• **Prompt**
Can you set down, exactly as they appear below, the lines from the opening of the material through the one bearing "const paLowerPC2 = [-2.47, -3.44, -7.29];", minus the pictures?

• **Data shown**
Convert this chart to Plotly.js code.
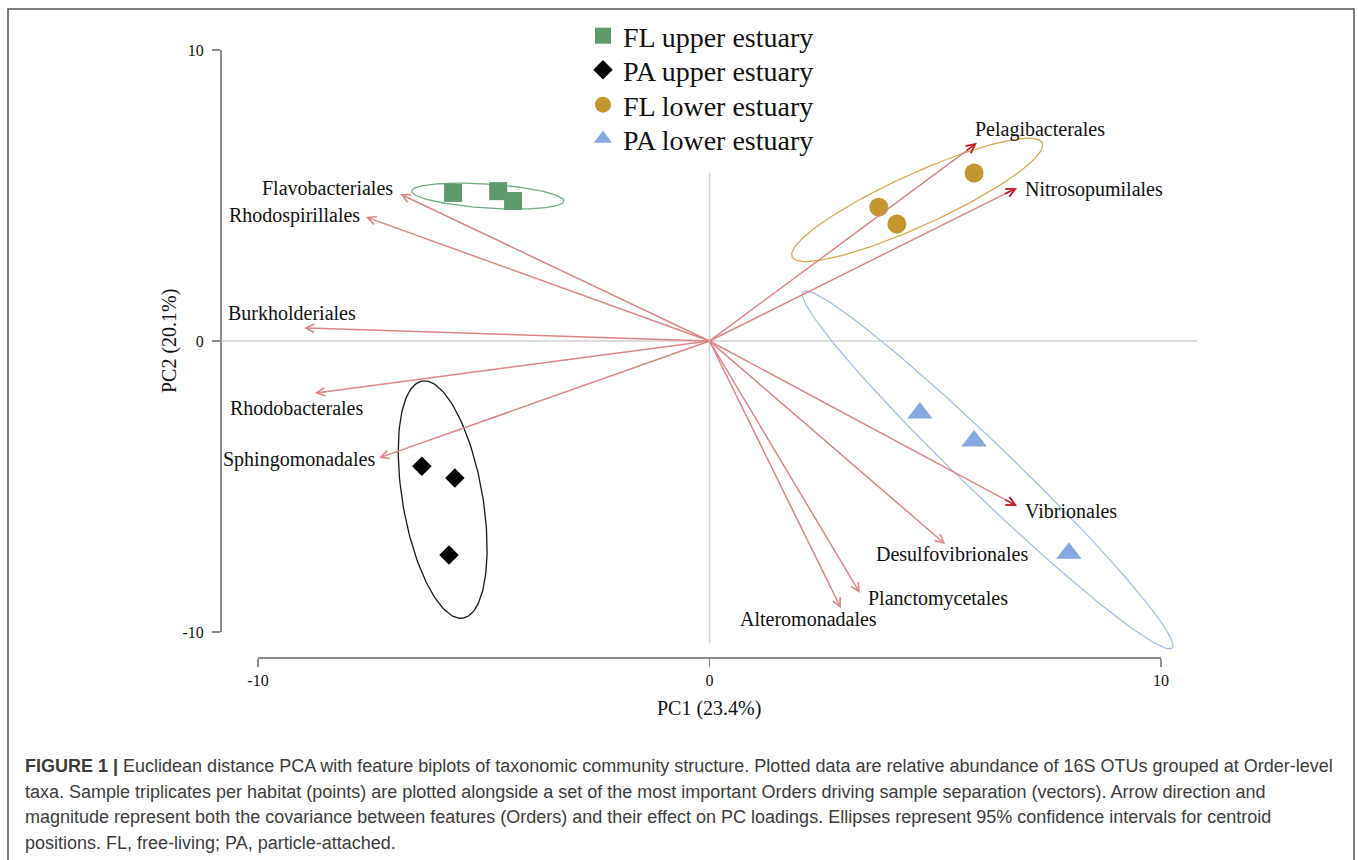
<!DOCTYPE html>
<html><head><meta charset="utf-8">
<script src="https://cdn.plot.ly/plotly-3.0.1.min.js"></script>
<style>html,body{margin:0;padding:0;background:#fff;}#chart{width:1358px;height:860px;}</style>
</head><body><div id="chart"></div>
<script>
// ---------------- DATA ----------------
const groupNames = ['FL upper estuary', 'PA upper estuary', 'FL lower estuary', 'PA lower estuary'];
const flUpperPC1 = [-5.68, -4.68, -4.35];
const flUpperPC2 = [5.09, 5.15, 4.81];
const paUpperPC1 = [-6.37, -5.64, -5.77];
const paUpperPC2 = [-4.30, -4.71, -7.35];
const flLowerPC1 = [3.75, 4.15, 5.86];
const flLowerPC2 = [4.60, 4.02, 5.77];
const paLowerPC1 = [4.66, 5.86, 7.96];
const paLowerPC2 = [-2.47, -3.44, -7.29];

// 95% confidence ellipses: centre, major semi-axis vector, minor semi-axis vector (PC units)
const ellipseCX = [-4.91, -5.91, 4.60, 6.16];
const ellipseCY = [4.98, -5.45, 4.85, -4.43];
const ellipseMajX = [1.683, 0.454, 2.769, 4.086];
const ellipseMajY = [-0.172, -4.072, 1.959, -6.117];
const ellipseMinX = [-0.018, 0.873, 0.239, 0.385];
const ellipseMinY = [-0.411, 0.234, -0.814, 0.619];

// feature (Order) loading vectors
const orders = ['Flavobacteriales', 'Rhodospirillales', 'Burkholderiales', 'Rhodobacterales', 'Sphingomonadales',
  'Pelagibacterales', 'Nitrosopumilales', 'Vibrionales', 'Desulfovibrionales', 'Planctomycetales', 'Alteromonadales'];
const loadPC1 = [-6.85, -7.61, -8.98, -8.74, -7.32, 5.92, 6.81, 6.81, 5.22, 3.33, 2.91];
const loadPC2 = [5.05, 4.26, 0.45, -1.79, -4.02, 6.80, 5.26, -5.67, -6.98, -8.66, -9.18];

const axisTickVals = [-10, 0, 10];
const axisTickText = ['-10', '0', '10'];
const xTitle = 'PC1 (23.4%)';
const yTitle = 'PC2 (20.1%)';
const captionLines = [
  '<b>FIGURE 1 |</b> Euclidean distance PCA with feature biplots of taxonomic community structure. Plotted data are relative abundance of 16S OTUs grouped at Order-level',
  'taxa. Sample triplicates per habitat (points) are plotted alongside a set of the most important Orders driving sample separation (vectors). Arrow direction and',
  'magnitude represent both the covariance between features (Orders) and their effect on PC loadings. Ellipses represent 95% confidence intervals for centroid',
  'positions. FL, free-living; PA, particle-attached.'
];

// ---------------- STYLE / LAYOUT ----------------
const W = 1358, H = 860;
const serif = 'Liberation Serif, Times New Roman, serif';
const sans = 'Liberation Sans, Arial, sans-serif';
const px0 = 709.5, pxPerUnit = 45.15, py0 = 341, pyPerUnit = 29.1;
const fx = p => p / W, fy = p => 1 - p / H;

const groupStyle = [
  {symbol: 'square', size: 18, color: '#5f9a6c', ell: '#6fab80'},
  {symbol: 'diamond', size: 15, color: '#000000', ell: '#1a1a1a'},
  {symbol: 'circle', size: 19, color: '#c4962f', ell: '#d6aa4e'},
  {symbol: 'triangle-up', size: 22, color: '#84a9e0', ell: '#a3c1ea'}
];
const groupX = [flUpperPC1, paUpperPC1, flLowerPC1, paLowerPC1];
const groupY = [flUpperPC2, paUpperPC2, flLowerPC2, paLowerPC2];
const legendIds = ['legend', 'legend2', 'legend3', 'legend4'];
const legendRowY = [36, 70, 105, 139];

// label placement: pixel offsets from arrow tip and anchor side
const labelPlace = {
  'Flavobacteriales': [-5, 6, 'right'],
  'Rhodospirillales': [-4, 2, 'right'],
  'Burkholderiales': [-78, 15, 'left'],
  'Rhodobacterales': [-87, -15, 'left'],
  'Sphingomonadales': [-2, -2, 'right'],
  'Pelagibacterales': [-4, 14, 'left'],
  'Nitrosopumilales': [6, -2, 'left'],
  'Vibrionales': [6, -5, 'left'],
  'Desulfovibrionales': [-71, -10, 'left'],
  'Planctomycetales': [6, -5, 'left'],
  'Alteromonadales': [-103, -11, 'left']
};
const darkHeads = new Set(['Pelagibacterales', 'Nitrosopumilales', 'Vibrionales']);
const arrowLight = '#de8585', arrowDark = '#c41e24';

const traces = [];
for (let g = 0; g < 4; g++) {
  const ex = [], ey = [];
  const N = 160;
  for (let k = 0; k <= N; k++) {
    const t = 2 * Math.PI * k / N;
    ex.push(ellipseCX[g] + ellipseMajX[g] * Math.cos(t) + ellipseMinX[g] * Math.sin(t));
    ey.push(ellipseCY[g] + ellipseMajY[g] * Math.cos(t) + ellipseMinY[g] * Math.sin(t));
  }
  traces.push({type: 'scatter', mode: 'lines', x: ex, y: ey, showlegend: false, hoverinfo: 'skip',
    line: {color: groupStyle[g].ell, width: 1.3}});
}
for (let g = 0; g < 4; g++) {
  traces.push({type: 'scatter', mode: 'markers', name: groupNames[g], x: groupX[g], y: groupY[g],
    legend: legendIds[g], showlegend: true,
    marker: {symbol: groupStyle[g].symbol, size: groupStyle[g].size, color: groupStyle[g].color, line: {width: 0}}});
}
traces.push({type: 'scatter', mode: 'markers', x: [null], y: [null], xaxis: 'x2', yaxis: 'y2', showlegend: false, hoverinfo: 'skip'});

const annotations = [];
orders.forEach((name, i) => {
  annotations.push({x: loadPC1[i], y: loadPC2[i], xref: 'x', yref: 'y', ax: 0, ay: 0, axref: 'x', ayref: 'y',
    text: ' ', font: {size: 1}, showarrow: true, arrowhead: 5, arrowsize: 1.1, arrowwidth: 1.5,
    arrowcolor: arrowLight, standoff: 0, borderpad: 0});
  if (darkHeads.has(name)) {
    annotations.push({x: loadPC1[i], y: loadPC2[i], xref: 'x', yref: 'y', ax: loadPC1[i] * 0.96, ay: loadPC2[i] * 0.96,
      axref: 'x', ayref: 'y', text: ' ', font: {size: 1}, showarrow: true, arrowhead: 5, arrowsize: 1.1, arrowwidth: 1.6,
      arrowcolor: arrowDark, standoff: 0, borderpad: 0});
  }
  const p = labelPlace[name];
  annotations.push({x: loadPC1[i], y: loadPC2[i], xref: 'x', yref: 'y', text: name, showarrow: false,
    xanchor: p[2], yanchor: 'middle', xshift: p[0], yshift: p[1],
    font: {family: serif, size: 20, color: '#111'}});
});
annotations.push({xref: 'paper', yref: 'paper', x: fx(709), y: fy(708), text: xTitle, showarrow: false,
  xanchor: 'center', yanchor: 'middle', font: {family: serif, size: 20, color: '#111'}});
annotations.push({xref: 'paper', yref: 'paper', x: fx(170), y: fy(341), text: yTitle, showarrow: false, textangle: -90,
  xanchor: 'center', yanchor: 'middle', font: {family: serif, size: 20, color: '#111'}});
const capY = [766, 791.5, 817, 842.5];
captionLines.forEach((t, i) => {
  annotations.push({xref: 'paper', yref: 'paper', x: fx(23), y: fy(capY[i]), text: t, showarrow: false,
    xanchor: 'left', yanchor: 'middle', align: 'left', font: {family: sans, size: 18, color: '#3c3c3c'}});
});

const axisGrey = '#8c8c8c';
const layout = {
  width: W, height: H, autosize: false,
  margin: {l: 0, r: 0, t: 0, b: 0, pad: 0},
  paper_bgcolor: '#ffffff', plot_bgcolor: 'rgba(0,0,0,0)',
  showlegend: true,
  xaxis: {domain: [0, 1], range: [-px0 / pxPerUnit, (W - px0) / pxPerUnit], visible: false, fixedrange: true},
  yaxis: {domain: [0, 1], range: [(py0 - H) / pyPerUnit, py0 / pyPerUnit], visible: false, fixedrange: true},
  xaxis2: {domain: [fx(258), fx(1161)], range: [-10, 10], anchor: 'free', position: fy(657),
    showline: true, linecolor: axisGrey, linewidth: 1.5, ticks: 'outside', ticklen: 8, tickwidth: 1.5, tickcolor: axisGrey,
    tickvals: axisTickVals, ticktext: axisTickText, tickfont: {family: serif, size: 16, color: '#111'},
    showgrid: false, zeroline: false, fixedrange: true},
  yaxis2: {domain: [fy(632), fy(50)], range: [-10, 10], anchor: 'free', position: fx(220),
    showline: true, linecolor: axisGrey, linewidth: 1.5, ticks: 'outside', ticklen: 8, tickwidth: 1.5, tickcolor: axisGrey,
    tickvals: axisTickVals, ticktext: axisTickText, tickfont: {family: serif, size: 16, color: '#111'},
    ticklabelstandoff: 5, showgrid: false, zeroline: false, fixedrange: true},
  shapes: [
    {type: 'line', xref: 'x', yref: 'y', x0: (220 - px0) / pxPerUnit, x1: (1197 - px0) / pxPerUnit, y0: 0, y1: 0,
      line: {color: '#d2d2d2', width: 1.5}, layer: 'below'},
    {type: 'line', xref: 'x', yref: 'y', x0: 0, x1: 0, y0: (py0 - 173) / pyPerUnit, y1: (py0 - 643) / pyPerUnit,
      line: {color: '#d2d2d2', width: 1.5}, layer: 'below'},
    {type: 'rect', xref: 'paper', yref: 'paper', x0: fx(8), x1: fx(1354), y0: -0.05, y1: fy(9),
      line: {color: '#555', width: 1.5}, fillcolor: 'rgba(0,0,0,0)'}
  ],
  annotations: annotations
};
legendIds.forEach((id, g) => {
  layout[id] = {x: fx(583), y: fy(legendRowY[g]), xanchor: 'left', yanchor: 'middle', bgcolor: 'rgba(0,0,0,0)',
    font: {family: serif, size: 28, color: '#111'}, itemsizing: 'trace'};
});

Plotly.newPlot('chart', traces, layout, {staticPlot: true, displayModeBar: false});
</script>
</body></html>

• **Problem solution**
Convert this chart to Plotly.js code.
<!DOCTYPE html>
<html><head><meta charset="utf-8">
<script src="https://cdn.plot.ly/plotly-3.0.1.min.js"></script>
<style>html,body{margin:0;padding:0;background:#fff;}#chart{width:1358px;height:860px;}</style>
</head><body><div id="chart"></div>
<script>
// ---------------- DATA ----------------
const groupNames = ['FL upper estuary', 'PA upper estuary', 'FL lower estuary', 'PA lower estuary'];
const flUpperPC1 = [-5.68, -4.68, -4.35];
const flUpperPC2 = [5.09, 5.15, 4.81];
const paUpperPC1 = [-6.37, -5.64, -5.77];
const paUpperPC2 = [-4.30, -4.71, -7.35];
const flLowerPC1 = [3.75, 4.15, 5.86];
const flLowerPC2 = [4.60, 4.02, 5.77];
const paLowerPC1 = [4.66, 5.86, 7.96];
const paLowerPC2 = [-2.47, -3.44, -7.29];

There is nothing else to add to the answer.